Em 12 de fevereiro de 1932, era assim que ele gemia, com a ponta da pena: “Eu me sinto sem saúde, sem dinheiro e sem uma afeição, a caminho da cegueira, tão profundamente desgraçado, que chego a encontrar uma espécie de volúpia na minha própria desgraça.”

Era o pássaro cego que já cantava ao cair da tarde.

E MAIS:

***** Enquanto Salvador Dali reconhecia que os seres que nos rodeiam estão muito mal pintados, Picasso apresentava a prova, transpondo-os para seus quadros mais famosos.

***** Li num desses contos infantis que os candidatos a empregos públicos, no país dos pigmeus, tinham de equilibrar-se numa corda, dando saltos. Ganhava o cargo quem pulasse mais alto, sem cair. E se adotássemos esse processo no Brasil?

***** Não demora muito, e não teremos mais crime contra a honra, os bons costumes, contra o próximo.
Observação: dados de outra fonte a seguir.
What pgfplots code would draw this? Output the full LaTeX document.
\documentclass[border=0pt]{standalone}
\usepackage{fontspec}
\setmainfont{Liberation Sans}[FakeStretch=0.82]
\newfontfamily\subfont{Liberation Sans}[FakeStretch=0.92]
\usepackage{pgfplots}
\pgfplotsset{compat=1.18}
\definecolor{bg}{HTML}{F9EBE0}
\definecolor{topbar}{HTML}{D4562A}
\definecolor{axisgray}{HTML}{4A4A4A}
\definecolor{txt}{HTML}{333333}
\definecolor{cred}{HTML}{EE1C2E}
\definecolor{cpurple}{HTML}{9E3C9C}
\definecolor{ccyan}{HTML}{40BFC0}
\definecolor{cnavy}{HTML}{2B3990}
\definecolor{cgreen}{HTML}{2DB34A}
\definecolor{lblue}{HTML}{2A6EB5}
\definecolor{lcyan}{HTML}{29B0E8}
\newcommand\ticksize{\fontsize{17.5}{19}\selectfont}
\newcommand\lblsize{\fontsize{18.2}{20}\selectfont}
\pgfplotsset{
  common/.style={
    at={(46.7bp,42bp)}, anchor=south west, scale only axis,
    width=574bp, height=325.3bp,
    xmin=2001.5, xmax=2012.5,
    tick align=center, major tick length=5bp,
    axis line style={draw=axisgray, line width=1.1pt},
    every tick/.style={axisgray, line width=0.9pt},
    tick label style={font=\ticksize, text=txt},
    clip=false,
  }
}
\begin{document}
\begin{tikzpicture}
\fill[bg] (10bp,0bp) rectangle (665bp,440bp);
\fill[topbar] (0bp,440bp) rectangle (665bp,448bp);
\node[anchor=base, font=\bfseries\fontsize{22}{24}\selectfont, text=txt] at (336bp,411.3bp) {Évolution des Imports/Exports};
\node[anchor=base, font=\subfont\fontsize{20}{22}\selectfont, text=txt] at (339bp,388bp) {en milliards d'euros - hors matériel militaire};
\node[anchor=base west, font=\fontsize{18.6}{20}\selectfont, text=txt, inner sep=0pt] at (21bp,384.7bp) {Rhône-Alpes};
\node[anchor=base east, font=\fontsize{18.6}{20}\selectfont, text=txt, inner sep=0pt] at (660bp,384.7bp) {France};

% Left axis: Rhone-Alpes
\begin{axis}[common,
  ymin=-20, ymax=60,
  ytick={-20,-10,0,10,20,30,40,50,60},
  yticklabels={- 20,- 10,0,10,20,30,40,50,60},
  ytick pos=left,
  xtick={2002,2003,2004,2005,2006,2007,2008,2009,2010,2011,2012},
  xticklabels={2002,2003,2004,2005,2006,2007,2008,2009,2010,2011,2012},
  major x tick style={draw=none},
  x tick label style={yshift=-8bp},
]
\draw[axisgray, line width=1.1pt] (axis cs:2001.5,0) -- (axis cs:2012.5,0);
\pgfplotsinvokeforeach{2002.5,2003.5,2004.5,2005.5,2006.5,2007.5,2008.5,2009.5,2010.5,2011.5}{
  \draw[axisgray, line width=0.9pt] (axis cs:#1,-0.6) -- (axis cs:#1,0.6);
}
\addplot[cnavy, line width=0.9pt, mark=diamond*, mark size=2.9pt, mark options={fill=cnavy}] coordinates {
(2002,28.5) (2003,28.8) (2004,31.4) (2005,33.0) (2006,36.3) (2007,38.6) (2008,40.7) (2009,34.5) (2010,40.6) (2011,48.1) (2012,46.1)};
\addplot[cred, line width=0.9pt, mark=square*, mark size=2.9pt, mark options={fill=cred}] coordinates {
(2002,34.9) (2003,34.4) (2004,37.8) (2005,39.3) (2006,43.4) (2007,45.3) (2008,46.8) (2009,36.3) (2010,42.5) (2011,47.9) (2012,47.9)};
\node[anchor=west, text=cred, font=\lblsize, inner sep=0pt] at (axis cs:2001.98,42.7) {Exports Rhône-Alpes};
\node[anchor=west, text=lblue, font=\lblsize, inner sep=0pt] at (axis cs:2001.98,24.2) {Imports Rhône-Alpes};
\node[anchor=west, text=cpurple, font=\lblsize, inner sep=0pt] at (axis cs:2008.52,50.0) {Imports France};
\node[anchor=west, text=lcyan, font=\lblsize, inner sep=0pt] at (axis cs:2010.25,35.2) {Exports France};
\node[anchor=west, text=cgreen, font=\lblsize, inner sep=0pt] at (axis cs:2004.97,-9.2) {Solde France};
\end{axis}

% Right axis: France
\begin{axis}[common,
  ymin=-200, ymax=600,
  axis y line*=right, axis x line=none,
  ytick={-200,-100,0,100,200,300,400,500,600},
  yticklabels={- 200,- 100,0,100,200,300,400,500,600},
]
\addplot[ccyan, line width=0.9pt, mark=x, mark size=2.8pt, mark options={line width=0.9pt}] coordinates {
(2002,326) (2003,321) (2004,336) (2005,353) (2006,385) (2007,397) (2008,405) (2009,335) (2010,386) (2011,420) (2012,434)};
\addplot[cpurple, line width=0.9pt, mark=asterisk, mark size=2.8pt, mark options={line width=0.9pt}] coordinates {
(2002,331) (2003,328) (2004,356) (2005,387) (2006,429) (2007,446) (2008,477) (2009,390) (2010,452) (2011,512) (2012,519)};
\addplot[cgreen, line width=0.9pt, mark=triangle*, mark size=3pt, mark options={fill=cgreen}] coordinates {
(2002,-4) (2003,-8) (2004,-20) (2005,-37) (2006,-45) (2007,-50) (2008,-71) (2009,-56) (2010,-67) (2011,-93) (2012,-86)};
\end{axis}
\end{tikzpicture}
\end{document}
Pela boca de um personagem, Dostoievski reconhece que, se Deus não existe, tudo é permitido.

***** Ao me ver amparado numa bengala e claudicando, por causa de uma queda do cavalo, o velho amigo me consola: “Vá por mim. Em matéria de doença, antes o varejo que o atacado.”

***** Uma leitora quer saber em que parte de “Dom Casmurro” aparece a forma completa do nome de Capitu. O nome é Capitulina e aparece, uma única vez, no capítulo XIV, quando a menina, já de namoro com o narrador, escreve o nome dele (Bento) e o dela, com um prego, no muro do quintal.

***** Se você tivesse de escolher entre um político criado por macacos ou um macaco criado por políticos para companheiro de dormitório, qual a opção? De mim, pediria um quarto separado.